Pendahuluan Tes Narkoba
Tes narkoba atau drug abuse screening test adalah adalah pemeriksaan terhadap obat, bahan kimia, atau produk tumbuhan yang bisa disalahgunakan untuk kepentingan non medis. Secara umum, panel tes narkoba dasar meliputi amphetamine, kokain (cocaine), marijuana, opioid, dan phencyclidine (PCP). Zat lain yang bisa dimasukkan dalam tes narkoba adalah benzodiazepine, barbiturat, metadon, ekstasi, oksikodon, dan antidepresan trisiklik, misalnya amitriptilin.[1,2]
Indikasi dari tes narkoba umumnya adalah untuk terapi penyalahgunaan obat, pemantauan kepatuhan dan untuk keperluan forensik. Tes narkoba jarang digunakan dengan penanganan klinis akut pasien karena manfaat klinis yang sedikit.[1,11,12]
Hasil dari tes narkoba, meskipun mudah diinterpretasi, namun dapat menyesatkan apabila tidak memiliki pengetahuan yang cukup. Ada kemungkinan hasil positif palsu dan negatif palsu dari tes ini, misalnya penggunaan pseudoefedrine berpotensi menyebabkan hasil positif pada tes amphetamin, dan dilusi urine dengan air mungkin menghasilkan negatif palsu.[1,3]
Tes narkoba umumnya menggunakan sampel urine. Beberapa sampel lain bisa diambil seperti darah, saliva, rambut, kuku, dan keringat. Keunggulan dari urine adalah pengambilan sampel yang mudah, murah, dan non invasif. Namun pemeriksaan urine sendiri tidak menunjukkan konsentrasi zat dalam darah sehingga tidak bisa digunakan untuk menentukan kondisi intoksikasi.[1,5]

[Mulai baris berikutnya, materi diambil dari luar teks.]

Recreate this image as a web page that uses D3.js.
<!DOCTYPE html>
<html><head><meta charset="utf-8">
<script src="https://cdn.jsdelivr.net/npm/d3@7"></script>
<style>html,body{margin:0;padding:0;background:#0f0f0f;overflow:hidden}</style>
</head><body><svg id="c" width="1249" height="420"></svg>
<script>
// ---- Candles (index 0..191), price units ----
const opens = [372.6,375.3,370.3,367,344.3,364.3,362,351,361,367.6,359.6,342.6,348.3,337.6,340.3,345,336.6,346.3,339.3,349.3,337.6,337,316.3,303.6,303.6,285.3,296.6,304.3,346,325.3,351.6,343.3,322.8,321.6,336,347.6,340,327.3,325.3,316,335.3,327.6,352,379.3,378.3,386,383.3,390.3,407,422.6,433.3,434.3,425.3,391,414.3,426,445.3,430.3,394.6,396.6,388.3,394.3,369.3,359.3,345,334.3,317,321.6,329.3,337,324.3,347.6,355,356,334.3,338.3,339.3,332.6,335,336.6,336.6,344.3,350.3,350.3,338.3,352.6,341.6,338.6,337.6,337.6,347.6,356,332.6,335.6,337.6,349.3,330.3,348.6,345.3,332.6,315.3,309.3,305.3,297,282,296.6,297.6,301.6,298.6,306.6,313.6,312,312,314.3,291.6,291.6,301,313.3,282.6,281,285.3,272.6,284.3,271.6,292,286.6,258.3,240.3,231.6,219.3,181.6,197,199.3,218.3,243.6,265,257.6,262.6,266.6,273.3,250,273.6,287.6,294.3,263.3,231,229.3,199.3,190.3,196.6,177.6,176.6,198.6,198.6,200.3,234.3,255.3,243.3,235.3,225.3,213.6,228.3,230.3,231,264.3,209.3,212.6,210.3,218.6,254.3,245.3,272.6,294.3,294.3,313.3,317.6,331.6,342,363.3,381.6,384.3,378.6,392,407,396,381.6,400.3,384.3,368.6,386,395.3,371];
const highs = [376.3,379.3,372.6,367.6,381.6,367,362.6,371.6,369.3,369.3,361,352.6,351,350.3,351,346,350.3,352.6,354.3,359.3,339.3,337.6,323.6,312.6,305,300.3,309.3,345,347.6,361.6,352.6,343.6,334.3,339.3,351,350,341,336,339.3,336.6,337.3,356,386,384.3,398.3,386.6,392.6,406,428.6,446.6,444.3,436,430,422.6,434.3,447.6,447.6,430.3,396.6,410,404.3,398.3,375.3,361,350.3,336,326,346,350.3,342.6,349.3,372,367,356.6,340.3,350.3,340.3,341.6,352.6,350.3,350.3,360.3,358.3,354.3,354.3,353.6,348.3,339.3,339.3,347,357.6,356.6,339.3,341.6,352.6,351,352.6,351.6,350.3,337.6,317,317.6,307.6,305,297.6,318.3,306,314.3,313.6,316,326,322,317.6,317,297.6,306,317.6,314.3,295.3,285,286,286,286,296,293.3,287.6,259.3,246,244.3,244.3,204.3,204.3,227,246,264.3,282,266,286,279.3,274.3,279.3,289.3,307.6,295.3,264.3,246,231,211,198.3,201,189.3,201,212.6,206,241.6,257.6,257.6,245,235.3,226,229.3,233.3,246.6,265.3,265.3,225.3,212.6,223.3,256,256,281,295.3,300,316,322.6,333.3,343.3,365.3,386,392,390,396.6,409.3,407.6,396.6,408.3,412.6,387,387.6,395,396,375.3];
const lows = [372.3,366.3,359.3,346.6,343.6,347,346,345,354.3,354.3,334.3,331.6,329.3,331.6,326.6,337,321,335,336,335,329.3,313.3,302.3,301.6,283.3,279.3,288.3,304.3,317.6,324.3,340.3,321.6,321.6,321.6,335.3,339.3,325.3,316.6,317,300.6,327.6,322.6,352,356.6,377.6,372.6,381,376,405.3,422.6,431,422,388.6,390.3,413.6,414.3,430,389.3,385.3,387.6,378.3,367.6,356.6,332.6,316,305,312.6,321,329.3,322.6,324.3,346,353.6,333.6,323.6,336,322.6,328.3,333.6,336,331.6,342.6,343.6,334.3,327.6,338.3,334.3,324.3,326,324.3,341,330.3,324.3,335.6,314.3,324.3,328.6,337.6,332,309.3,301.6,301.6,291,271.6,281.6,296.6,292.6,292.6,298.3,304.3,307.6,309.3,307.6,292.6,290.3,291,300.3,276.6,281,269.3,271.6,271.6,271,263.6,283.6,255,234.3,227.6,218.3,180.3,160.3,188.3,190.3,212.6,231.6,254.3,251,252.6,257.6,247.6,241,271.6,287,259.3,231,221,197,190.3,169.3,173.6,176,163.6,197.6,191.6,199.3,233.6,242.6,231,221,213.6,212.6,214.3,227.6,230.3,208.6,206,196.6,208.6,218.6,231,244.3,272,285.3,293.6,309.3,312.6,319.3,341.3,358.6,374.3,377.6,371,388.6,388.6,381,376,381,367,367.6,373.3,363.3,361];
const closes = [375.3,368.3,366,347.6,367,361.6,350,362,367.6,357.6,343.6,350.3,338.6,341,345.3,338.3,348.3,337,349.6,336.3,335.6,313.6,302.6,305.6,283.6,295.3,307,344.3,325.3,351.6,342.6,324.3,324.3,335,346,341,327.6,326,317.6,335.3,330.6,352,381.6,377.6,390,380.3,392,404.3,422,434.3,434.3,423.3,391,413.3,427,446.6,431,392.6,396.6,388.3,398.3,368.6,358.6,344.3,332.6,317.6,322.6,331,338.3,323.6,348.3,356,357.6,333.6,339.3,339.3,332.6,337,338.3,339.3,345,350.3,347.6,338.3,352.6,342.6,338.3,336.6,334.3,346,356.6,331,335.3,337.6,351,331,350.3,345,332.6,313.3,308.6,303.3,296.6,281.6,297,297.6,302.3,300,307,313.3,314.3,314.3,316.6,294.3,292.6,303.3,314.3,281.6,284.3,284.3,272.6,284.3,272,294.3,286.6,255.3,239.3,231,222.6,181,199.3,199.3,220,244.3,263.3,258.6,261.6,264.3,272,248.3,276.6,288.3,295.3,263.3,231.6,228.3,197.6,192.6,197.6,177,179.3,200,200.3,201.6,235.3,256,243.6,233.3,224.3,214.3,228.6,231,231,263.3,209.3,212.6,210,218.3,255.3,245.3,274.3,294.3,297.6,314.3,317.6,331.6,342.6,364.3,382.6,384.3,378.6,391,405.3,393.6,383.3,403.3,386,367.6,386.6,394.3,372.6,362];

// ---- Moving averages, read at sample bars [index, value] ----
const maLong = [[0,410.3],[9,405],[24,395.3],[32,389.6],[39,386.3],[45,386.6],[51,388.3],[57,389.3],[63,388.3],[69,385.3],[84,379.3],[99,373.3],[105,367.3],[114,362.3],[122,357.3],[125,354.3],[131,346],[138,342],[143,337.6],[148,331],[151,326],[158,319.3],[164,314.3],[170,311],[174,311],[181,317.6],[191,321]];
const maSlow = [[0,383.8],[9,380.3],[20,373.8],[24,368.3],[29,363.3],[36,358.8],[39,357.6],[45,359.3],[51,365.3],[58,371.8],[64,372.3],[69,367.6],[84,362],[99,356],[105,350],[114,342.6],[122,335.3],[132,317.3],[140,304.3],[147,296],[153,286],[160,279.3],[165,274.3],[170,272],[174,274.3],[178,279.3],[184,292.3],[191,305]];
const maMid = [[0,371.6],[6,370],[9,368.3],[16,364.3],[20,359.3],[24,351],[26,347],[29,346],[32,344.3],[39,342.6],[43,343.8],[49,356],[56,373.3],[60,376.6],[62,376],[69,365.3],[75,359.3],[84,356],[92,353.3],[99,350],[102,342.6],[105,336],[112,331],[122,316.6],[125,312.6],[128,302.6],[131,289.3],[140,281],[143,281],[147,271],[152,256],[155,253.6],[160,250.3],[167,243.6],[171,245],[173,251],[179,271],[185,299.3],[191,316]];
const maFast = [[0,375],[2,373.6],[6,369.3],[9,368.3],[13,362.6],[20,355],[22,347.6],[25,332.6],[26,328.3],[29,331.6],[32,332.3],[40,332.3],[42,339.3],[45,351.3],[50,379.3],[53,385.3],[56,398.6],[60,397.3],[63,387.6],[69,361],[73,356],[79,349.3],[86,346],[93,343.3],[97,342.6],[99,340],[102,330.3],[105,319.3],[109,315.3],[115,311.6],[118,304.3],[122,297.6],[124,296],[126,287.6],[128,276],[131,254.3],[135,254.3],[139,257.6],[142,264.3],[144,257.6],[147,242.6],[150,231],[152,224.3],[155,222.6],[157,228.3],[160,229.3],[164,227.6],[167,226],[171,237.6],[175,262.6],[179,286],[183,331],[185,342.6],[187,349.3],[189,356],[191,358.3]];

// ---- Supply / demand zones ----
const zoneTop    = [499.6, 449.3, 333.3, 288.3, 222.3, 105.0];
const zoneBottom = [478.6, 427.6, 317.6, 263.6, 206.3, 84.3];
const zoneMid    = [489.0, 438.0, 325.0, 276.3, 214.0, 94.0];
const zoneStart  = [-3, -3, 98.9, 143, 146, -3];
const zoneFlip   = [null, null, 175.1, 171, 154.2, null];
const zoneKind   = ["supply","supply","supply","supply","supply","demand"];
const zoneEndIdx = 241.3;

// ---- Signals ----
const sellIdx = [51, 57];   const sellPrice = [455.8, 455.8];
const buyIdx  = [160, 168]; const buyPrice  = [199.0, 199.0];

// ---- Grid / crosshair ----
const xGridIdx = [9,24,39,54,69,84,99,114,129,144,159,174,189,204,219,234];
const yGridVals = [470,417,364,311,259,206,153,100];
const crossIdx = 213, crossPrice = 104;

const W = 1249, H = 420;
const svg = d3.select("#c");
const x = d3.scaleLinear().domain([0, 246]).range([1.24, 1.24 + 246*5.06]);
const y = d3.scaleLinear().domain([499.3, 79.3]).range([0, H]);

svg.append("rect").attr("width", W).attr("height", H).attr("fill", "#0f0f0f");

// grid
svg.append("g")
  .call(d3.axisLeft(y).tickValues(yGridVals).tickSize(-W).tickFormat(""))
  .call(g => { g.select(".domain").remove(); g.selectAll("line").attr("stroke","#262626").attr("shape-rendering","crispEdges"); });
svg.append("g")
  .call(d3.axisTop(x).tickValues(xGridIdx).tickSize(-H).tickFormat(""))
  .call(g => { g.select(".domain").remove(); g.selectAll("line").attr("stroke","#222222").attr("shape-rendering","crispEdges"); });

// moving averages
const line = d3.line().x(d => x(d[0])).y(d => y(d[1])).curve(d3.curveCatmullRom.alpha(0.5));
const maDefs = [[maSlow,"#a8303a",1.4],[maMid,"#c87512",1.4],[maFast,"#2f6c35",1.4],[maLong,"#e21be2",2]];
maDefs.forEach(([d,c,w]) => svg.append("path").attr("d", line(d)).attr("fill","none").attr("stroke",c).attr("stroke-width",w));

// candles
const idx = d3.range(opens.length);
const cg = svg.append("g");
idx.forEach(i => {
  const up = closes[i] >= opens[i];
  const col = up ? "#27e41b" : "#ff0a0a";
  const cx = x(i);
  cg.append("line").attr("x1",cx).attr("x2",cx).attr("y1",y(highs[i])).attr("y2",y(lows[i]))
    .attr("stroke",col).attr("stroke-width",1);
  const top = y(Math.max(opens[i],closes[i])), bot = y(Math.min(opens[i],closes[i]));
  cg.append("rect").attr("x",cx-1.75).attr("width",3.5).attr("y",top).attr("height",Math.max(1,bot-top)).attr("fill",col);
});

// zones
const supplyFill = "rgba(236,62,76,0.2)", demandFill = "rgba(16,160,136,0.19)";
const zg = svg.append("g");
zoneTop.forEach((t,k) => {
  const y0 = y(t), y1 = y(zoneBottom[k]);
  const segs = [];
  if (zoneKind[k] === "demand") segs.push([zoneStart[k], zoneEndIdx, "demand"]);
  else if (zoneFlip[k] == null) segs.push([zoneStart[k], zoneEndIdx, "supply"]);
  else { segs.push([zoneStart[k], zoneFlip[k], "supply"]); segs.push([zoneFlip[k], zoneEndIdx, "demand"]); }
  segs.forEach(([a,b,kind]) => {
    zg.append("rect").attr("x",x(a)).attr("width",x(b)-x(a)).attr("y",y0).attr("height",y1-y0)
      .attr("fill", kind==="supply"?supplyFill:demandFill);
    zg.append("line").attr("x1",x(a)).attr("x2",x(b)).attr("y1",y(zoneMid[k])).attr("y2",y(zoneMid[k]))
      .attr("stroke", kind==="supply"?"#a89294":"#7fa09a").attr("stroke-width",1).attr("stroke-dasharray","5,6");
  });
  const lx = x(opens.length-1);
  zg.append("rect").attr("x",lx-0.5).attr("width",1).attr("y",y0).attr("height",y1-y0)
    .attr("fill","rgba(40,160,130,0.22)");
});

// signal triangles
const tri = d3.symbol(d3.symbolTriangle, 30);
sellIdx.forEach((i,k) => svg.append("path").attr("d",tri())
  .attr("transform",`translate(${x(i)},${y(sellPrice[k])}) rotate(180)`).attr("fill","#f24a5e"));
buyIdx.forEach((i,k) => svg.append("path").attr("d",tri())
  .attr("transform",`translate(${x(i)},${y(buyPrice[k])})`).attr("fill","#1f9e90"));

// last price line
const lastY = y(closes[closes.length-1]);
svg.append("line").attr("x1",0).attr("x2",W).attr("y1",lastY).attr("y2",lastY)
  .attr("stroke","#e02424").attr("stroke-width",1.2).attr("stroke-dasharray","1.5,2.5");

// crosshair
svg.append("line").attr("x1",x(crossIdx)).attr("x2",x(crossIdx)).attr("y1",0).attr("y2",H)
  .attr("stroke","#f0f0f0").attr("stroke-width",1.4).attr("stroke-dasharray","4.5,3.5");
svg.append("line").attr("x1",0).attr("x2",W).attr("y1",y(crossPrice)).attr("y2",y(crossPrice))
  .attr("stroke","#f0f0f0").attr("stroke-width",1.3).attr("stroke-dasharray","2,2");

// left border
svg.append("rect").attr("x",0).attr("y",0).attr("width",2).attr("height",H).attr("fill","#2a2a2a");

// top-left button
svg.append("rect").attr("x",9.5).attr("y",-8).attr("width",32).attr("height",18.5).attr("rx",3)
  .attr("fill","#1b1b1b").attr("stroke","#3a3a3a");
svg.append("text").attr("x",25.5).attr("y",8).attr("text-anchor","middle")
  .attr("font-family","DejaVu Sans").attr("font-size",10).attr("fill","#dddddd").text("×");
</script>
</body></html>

Tes narkoba bertujuan untuk menghalangi penggunaan zat adiksi seperti amphetamine dan kokain untuk keperluan non medis, memulai terapi, dan memantau kepatuhan terhadap terapi. Tes narkoba juga memiliki peran pada keperluan hukum. Terdapat kontroversi dalam menggunakan tes narkoba sebagai dasar pengambilan keputusan tindakan kedokteran, karena banyak penelitian yang menyatakan tidak ada manfaat klinis dari skrining tersebut.[1,11,12]
Beberapa komplikasi dari tes narkoba adalah terkait dengan prosedur invasif dengan pengambilan darah. Meskipun jarang terjadi, namun prosedur pengambilan darah yang kurang tepat bisa menyebabkan penyebaran kuman patogen, cedera pada anatomi tubuh, hematoma, reaksi vasovagal, hingga kejang dan penurunan kesadaran.[6]